───── TASK INPUTS

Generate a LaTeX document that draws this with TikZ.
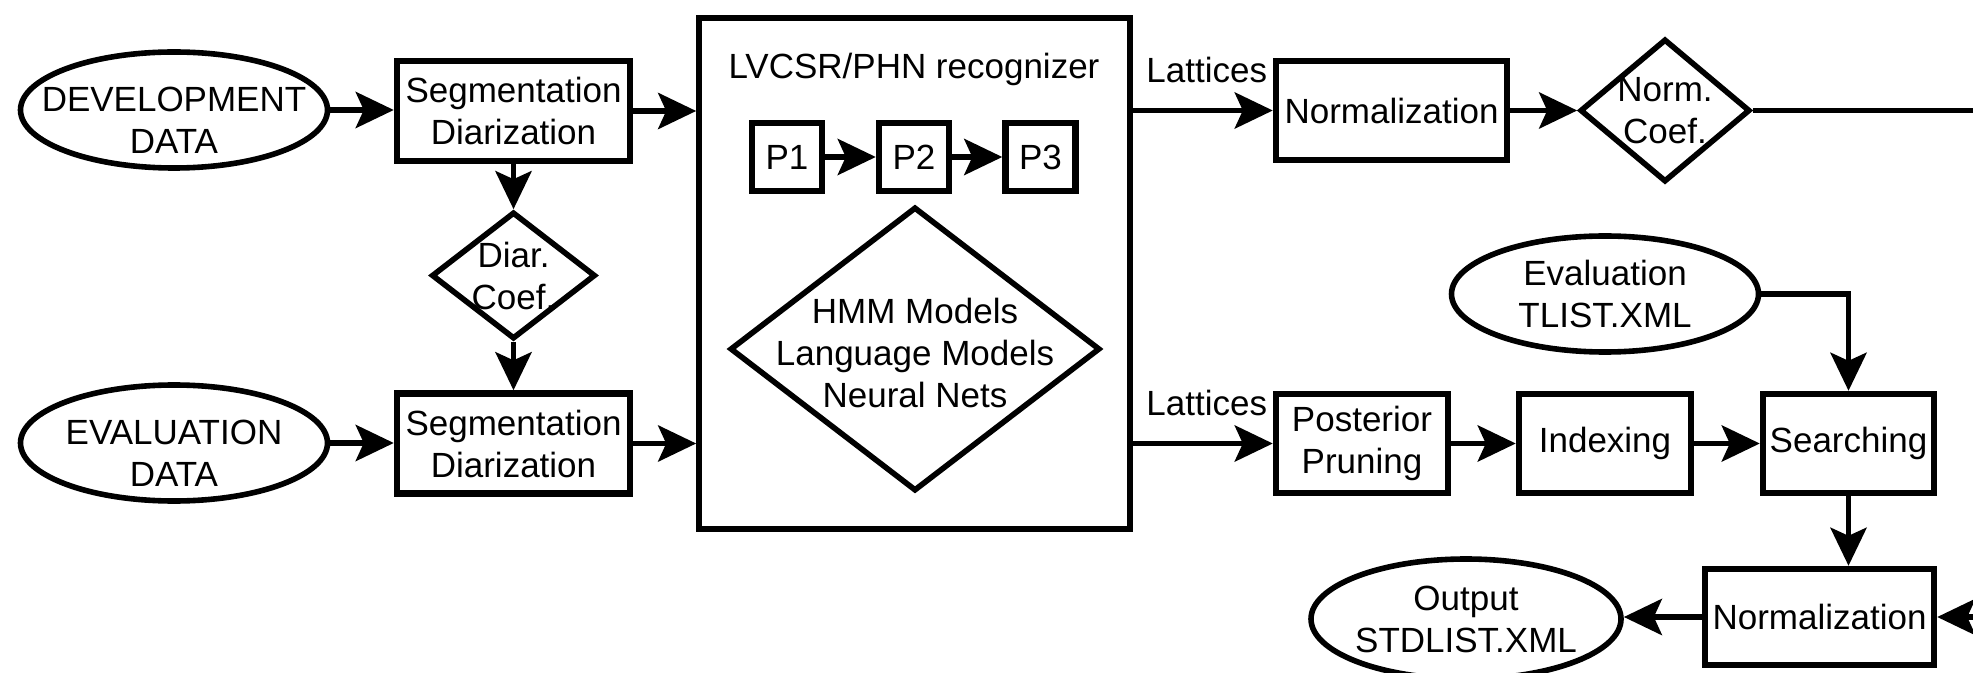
\documentclass[tikz,border=0pt]{standalone}
\usepackage{fontspec}
\setmainfont{Liberation Sans}
\usetikzlibrary{shapes.geometric, arrows.meta}
\newcommand\dfs{\fontsize{17.5}{21}\selectfont}
\begin{document}
\begin{tikzpicture}[x=0.5pt,y=-0.5pt,
  every node/.style={font=\dfs, inner sep=0pt},
  rbox/.style={draw, rectangle, line width=3.2pt, align=center},
  oval/.style={draw, ellipse, line width=2.8pt, minimum width=153.5pt, minimum height=58pt},
  dia/.style={draw, diamond, line width=2.8pt},
  arr/.style={line width=2.9pt, -{Stealth[length=19pt,width=18pt,inset=4pt]}},
  conn/.style={line width=2.9pt},
  txt/.style={align=center}
]
\fill[white] (0,0) rectangle (1973,673);
\useasboundingbox (0,0) rectangle (1973,673);
\clip (0,0) rectangle (1973,673);

% left column
\node[oval, label={[txt,yshift=-5pt]center:{DEVELOPMENT\\DATA}}] (dev) at (174,110) {};
\node[oval, label={[txt,yshift=-5pt]center:{EVALUATION\\DATA}}] (evd) at (174,443) {};
\node[rbox, minimum width=116.5pt, minimum height=50pt] (seg1) at (513.5,111) {Segmentation\\Diarization};
\node[rbox, minimum width=116.5pt, minimum height=50pt] (seg2) at (513.5,443.5) {Segmentation\\Diarization};
\node[dia, minimum width=82pt, minimum height=63.5pt, label={[txt]center:{Diar.\\Coef.}}] (diar) at (513.5,275.5) {};

% recognizer
\node[rbox, line width=2.8pt, minimum width=215.5pt, minimum height=255.5pt] (rec) at (914.5,273.5) {};
\node[anchor=base] (rectitle) at (914,79) {LVCSR/PHN recognizer};
\node[rbox, minimum width=35pt, minimum height=34pt] (p1) at (787,157) {P1};
\node[rbox, minimum width=35pt, minimum height=34pt] (p2) at (914,157) {P2};
\node[rbox, minimum width=35pt, minimum height=34pt] (p3) at (1040.5,157) {P3};
\node[dia, minimum width=185pt, minimum height=142pt, label={[txt,yshift=-2pt]center:{HMM Models\\Language Models\\Neural Nets}}] (models) at (915,349) {};

% top branch
\node[anchor=base west] (lat1) at (1146,83) {Lattices};
\node[rbox, minimum width=115.5pt, minimum height=49.5pt] (norm1) at (1391.5,110.5) {Normalization};
\node[dia, minimum width=85pt, minimum height=71.5pt, label={[txt]center:{Norm.\\Coef.}}] (ncoef) at (1665,110.5) {};
\coordinate (topout) at (1990,110.5);

% bottom branch
\node[anchor=base west] (lat2) at (1146,415) {Lattices};
\node[rbox, minimum width=86pt, minimum height=49.5pt] (post) at (1362,443.5) {Posterior\\Pruning};
\node[rbox, minimum width=86pt, minimum height=49.5pt] (index) at (1605,443.5) {Indexing};
\node[rbox, minimum width=85.5pt, minimum height=49.5pt] (search) at (1848.5,443.5) {Searching};
\node[oval, label={[txt]center:{Evaluation\\TLIST.XML}}] (evt) at (1605,294) {};
\node[rbox, minimum width=114.5pt, minimum height=48pt] (norm2) at (1819.5,617) {Normalization};
\node[oval, minimum width=155pt, minimum height=60pt, label={[txt]center:{Output\\STDLIST.XML}}] (out) at (1466,619) {};
\coordinate (botin) at (2030,617);

% connectors
\draw[arr] (dev.east) -- (dev.east -| seg1.west);
\draw[arr] (evd.east) -- (evd.east -| seg2.west);
\draw[arr] (seg1.east) -- (seg1.east -| rec.west);
\draw[arr] (seg2.east) -- (seg2.east -| rec.west);
\draw[arr] (seg1) -- (diar);
\draw[arr] (diar) -- (seg2);
\draw[arr] (p1) -- (p2);
\draw[arr] (p2) -- (p3);
\draw[arr] (rec.east |- norm1.west) -- (norm1.west);
\draw[arr] (rec.east |- post.west) -- (post.west);
\draw[arr] (norm1) -- (ncoef);
\draw[conn] (ncoef.east) -- (topout);
\draw[arr] (post) -- (index);
\draw[arr] (index) -- (search);
\draw[arr] (evt.east) -| (search.north);
\draw[arr] (search.south) -- (search.south |- norm2.north);
\draw[arr] (norm2.west) -- (norm2.west -| out.east);
\draw[arr] (botin) -- (norm2.east);
\end{tikzpicture}
\end{document}
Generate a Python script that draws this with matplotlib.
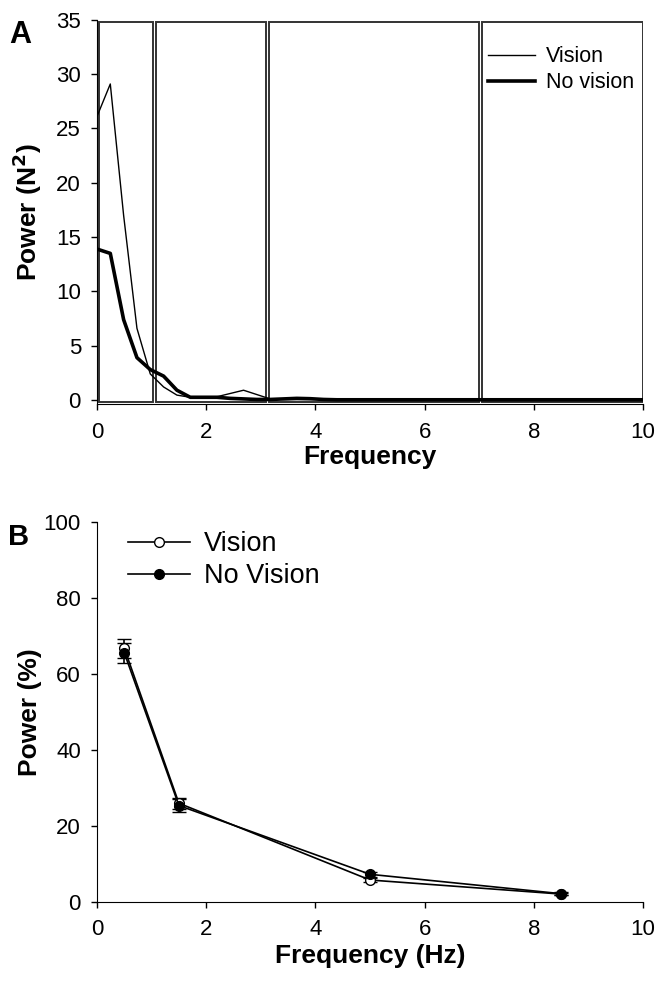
import numpy as np
import matplotlib.pyplot as plt
from matplotlib.patches import Rectangle

plt.rcParams['font.family'] = ['Liberation Sans', 'DejaVu Sans']

# Panel A: power spectrum
freq = np.arange(42) * 0.244
vision = [26.1, 29.1, 17.0, 6.6, 2.4, 1.2, 0.45, 0.25, 0.3, 0.3, 0.6, 0.9, 0.5, 0.1,
          0.05, 0.05, 0.05, 0.05, 0.05, 0.05, 0.05, 0.05, 0.05, 0.05, 0.05, 0.05, 0.05, 0.05,
          0.05, 0.05, 0.05, 0.05, 0.05, 0.05, 0.05, 0.05, 0.05, 0.05, 0.05, 0.05, 0.05, 0.05]
no_vision = [13.9, 13.5, 7.4, 3.9, 2.8, 2.2, 0.9, 0.25, 0.25, 0.25, 0.15, 0.1, 0.05, 0.05,
             0.1, 0.15, 0.12, 0.05, 0.02, 0.02, 0.02, 0.02, 0.02, 0.02, 0.02, 0.02, 0.02, 0.02,
             0.02, 0.02, 0.02, 0.02, 0.02, 0.02, 0.02, 0.02, 0.02, 0.02, 0.02, 0.02, 0.02, 0.02]
bands = [(0.04, 1.02), (1.08, 3.10), (3.15, 7.0), (7.05, 10.0)]

# Panel B: relative power per band
band_hz = [0.5, 1.5, 5.0, 8.5]
pct_vision = [66.7, 25.9, 5.7, 2.0]
err_vision = [2.5, 1.5, 0.5, 0.3]
pct_novision = [65.5, 25.3, 7.2, 2.1]
err_novision = [2.7, 1.6, 0.6, 0.4]

fig = plt.figure(figsize=(6.66, 9.85), dpi=100)

ax1 = fig.add_axes([0.1456, 0.5895, 0.82, 0.3903])
for lo, hi in bands:
    ax1.add_patch(Rectangle((lo, -0.15), hi - lo, 34.95, fill=False,
                            edgecolor='#333333', lw=1.4))
ax1.plot(freq, vision, color='black', lw=1.0, label='Vision')
ax1.plot(freq, no_vision, color='black', lw=2.6, label='No vision')
ax1.set_xlim(0, 10)
ax1.set_ylim(-0.4, 35)
ax1.set_xticks(range(0, 11, 2))
ax1.set_yticks(range(0, 36, 5))
ax1.spines['top'].set_visible(False)
ax1.spines['right'].set_visible(False)
ax1.tick_params(labelsize=16, length=4.5, width=1)
ax1.tick_params(axis='x', pad=8)
ax1.tick_params(axis='y', pad=7)
ax1.set_xlabel('Frequency', fontsize=19, fontweight='bold', labelpad=2)
ax1.set_ylabel('Power (N$^\\mathbf{2}$)', fontsize=19, fontweight='bold')
ax1.yaxis.set_label_coords(-0.097, 0.5)
ax1.legend(loc='upper left', bbox_to_anchor=(0.716, 0.932), frameon=False,
           fontsize=15.5, handlelength=2.2, handletextpad=0.5, borderpad=0,
           borderaxespad=0, labelspacing=0.25)
fig.text(0.014, 0.956, 'A', fontsize=22, fontweight='bold')

ax2 = fig.add_axes([0.1456, 0.0846, 0.82, 0.3858])
ax2.errorbar(band_hz, pct_vision, yerr=err_vision, fmt='none', ecolor='black',
             elinewidth=1.2, capsize=5)
ax2.errorbar(band_hz, pct_novision, yerr=err_novision, fmt='none', ecolor='black',
             elinewidth=1.2, capsize=5)
ax2.plot(band_hz, pct_vision, color='black', lw=1.2, marker='o', ms=7,
         mfc='white', mec='black', label='Vision')
ax2.plot(band_hz, pct_novision, color='black', lw=1.2, marker='o', ms=7,
         mfc='black', mec='black', label='No Vision')
ax2.set_xlim(0, 10)
ax2.set_ylim(0, 100)
ax2.set_xticks(range(0, 11, 2))
ax2.set_yticks(range(0, 101, 20))
ax2.spines['top'].set_visible(False)
ax2.spines['right'].set_visible(False)
ax2.tick_params(labelsize=16, length=4.5, width=1)
ax2.tick_params(axis='x', pad=8)
ax2.tick_params(axis='y', pad=7)
ax2.set_xlabel('Frequency (Hz)', fontsize=19, fontweight='bold', labelpad=3)
ax2.set_ylabel('Power (%)', fontsize=19, fontweight='bold')
ax2.yaxis.set_label_coords(-0.1, 0.5)
ax2.legend(loc='upper left', bbox_to_anchor=(0.057, 0.975), frameon=False,
           fontsize=19.5, handlelength=2.3, handletextpad=0.5, borderpad=0,
           borderaxespad=0, labelspacing=0.22)
fig.text(0.012, 0.447, 'B', fontsize=21, fontweight='bold')

fig.savefig('out.png', dpi=100)
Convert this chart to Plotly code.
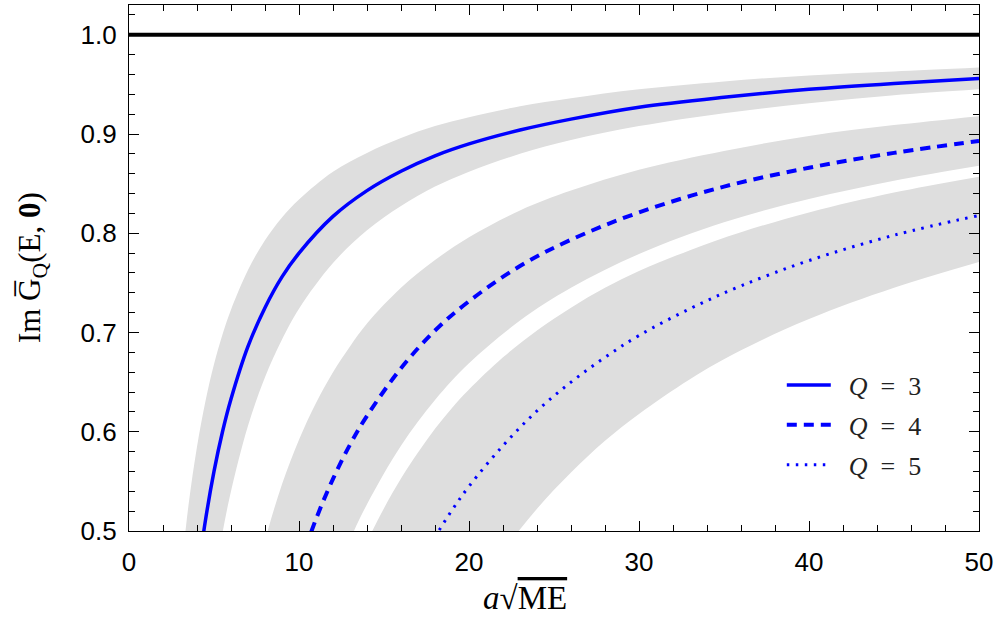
import plotly.graph_objects as go

# ---- data ----
x_q3 = [3, 3.5, 4, 4.5, 5, 5.5, 6, 7, 8, 9, 10, 12, 14, 16, 18, 20, 23, 26, 30, 35, 40, 45, 50]
q3_upper = [0.447, 0.526, 0.585, 0.631, 0.668, 0.698, 0.723, 0.763, 0.793, 0.816, 0.834, 0.862, 0.881,
            0.896, 0.908, 0.917, 0.928, 0.936, 0.945, 0.953, 0.959, 0.963, 0.967]
q3_mid = [0.267, 0.371, 0.450, 0.511, 0.560, 0.600, 0.633, 0.686, 0.725, 0.756, 0.780, 0.817, 0.843,
          0.8625, 0.878, 0.890, 0.904, 0.915, 0.927, 0.937, 0.945, 0.951, 0.956]
q3_lower = [0.080, 0.211, 0.310, 0.387, 0.448, 0.498, 0.540, 0.606, 0.655, 0.693, 0.724, 0.770, 0.803,
            0.8275, 0.847, 0.862, 0.880, 0.894, 0.908, 0.921, 0.931, 0.939, 0.945]

x_q4 = [7, 8, 9, 10, 11, 12, 13, 14, 16, 18, 20, 23, 26, 30, 35, 40, 45, 50]
q4_upper = [0.417, 0.490, 0.547, 0.592, 0.629, 0.660, 0.686, 0.709, 0.745, 0.773, 0.796, 0.823, 0.843,
            0.864, 0.883, 0.898, 0.909, 0.918]
q4_mid = [0.233, 0.329, 0.403, 0.463, 0.512, 0.5525, 0.587, 0.616, 0.664, 0.702, 0.7315, 0.767, 0.7935,
          0.821, 0.847, 0.866, 0.881, 0.893]
q4_lower = [0.054, 0.1725, 0.264, 0.338, 0.398, 0.448, 0.491, 0.527, 0.586, 0.632, 0.669, 0.712, 0.745,
            0.779, 0.811, 0.8345, 0.853, 0.868]

x_q5 = [12, 13, 14, 15, 16, 17, 18, 19, 20, 22, 24, 26, 28, 30, 33, 36, 40, 45, 50]
q5_upper = [0.404, 0.450, 0.489, 0.523, 0.553, 0.579, 0.603, 0.624, 0.6425, 0.675, 0.702, 0.725, 0.745,
            0.762, 0.783, 0.801, 0.821, 0.841, 0.857]
q5_mid = [0.242, 0.300, 0.350, 0.393, 0.431, 0.465, 0.494, 0.521, 0.545, 0.586, 0.621, 0.650, 0.675,
          0.697, 0.724, 0.747, 0.7725, 0.798, 0.818]
q5_lower = [0.045, 0.118, 0.181, 0.236, 0.284, 0.326, 0.363, 0.397, 0.427, 0.479, 0.5225, 0.559, 0.591,
            0.618, 0.653, 0.682, 0.7135, 0.745, 0.771]

x_ref = [0, 50]
y_ref = [1.0, 1.0]

legend_names = ["\u2002<i>Q</i>\u2002=\u20023", "\u2002<i>Q</i>\u2002=\u20024", "\u2002<i>Q</i>\u2002=\u20025"]
x_ticks = [0, 10, 20, 30, 40, 50]
y_ticks = [0.5, 0.6, 0.7, 0.8, 0.9, 1.0]

BAND = "#dedede"
BLUE = "#0000ff"

fig = go.Figure()

# bands
for xs, up, lo in [(x_q3, q3_upper, q3_lower), (x_q4, q4_upper, q4_lower), (x_q5, q5_upper, q5_lower)]:
    fig.add_trace(go.Scatter(x=xs, y=up, mode="lines", line=dict(width=0, color=BAND, shape="spline"),
                             showlegend=False, hoverinfo="skip"))
    fig.add_trace(go.Scatter(x=xs, y=lo, mode="lines", line=dict(width=0, color=BAND, shape="spline"),
                             fill="tonexty", fillcolor=BAND, showlegend=False, hoverinfo="skip"))

# reference line
fig.add_trace(go.Scatter(x=x_ref, y=y_ref, mode="lines", line=dict(width=4, color="black"),
                         showlegend=False))

# central curves
styles = [dict(dash="solid", width=3.5), dict(dash="10px,7px", width=4), dict(dash="2.5px,6.5px", width=3)]
for i, (xs, ys) in enumerate([(x_q3, q3_mid), (x_q4, q4_mid), (x_q5, q5_mid)]):
    fig.add_trace(go.Scatter(x=xs, y=ys, mode="lines", name=legend_names[i], legendgroup=f"g{i}",
                             line=dict(color=BLUE, shape="spline", **styles[i])))

axis_common = dict(
    showline=True, linecolor="black", linewidth=1.3, mirror="allticks",
    ticks="inside", ticklen=10, tickwidth=1, tickcolor="black",
    showgrid=False, zeroline=False,
    tickfont=dict(family="Liberation Sans", size=26, color="black"),
)

fig.update_xaxes(range=[0, 50], tickvals=x_ticks,
                 minor=dict(dtick=2, ticks="inside", ticklen=6, tickwidth=1, tickcolor="black", showgrid=False),
                 ticklabelstandoff=8, **axis_common)
fig.update_yaxes(range=[0.5, 1.03], tickvals=y_ticks, tickformat=".1f",
                 minor=dict(dtick=0.02, tick0=0.5, ticks="inside", ticklen=6, tickwidth=1, tickcolor="black",
                            showgrid=False),
                 ticklabelstandoff=6, **axis_common)

fig.add_annotation(xref="paper", yref="paper", x=0.466, y=-0.127, yanchor="middle", xanchor="center",
                   text="<i>a</i>√<span style='text-decoration:overline'>ME</span>", showarrow=False,
                   font=dict(family="Liberation Serif", size=33, color="black"))
fig.add_annotation(xref="paper", yref="paper", x=-0.114, y=0.5, xanchor="center", yanchor="middle",
                   textangle=-90, text="Im G\u0305<sub>Q</sub>(E, <b>0</b>)", showarrow=False,
                   font=dict(family="Liberation Serif", size=31, color="black"))

fig.update_layout(
    width=999, height=618,
    margin=dict(l=129, r=20, t=5, b=87),
    plot_bgcolor="white", paper_bgcolor="white",
    legend=dict(x=0.768, y=0.322, xanchor="left", yanchor="top", traceorder="grouped",
                tracegroupgap=3, itemwidth=44, bgcolor="rgba(0,0,0,0)",
                font=dict(family="Liberation Serif", size=26, color="#222222")),
)

fig.write_html("out.html")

──────────

Print everything from the line with "Generate a Python" down to the line with "fig = plt.figure(figsize=(6.66, 9.85), dpi=100)", both included, exactly as written and without the pictures.

Generate a Python script that draws this with matplotlib.
import numpy as np
import matplotlib.pyplot as plt
from matplotlib.patches import Rectangle

plt.rcParams['font.family'] = ['Liberation Sans', 'DejaVu Sans']

# Panel A: power spectrum
freq = np.arange(42) * 0.244
vision = [26.1, 29.1, 17.0, 6.6, 2.4, 1.2, 0.45, 0.25, 0.3, 0.3, 0.6, 0.9, 0.5, 0.1,
          0.05, 0.05, 0.05, 0.05, 0.05, 0.05, 0.05, 0.05, 0.05, 0.05, 0.05, 0.05, 0.05, 0.05,
          0.05, 0.05, 0.05, 0.05, 0.05, 0.05, 0.05, 0.05, 0.05, 0.05, 0.05, 0.05, 0.05, 0.05]
no_vision = [13.9, 13.5, 7.4, 3.9, 2.8, 2.2, 0.9, 0.25, 0.25, 0.25, 0.15, 0.1, 0.05, 0.05,
             0.1, 0.15, 0.12, 0.05, 0.02, 0.02, 0.02, 0.02, 0.02, 0.02, 0.02, 0.02, 0.02, 0.02,
             0.02, 0.02, 0.02, 0.02, 0.02, 0.02, 0.02, 0.02, 0.02, 0.02, 0.02, 0.02, 0.02, 0.02]
bands = [(0.04, 1.02), (1.08, 3.10), (3.15, 7.0), (7.05, 10.0)]

# Panel B: relative power per band
band_hz = [0.5, 1.5, 5.0, 8.5]
pct_vision = [66.7, 25.9, 5.7, 2.0]
err_vision = [2.5, 1.5, 0.5, 0.3]
pct_novision = [65.5, 25.3, 7.2, 2.1]
err_novision = [2.7, 1.6, 0.6, 0.4]

fig = plt.figure(figsize=(6.66, 9.85), dpi=100)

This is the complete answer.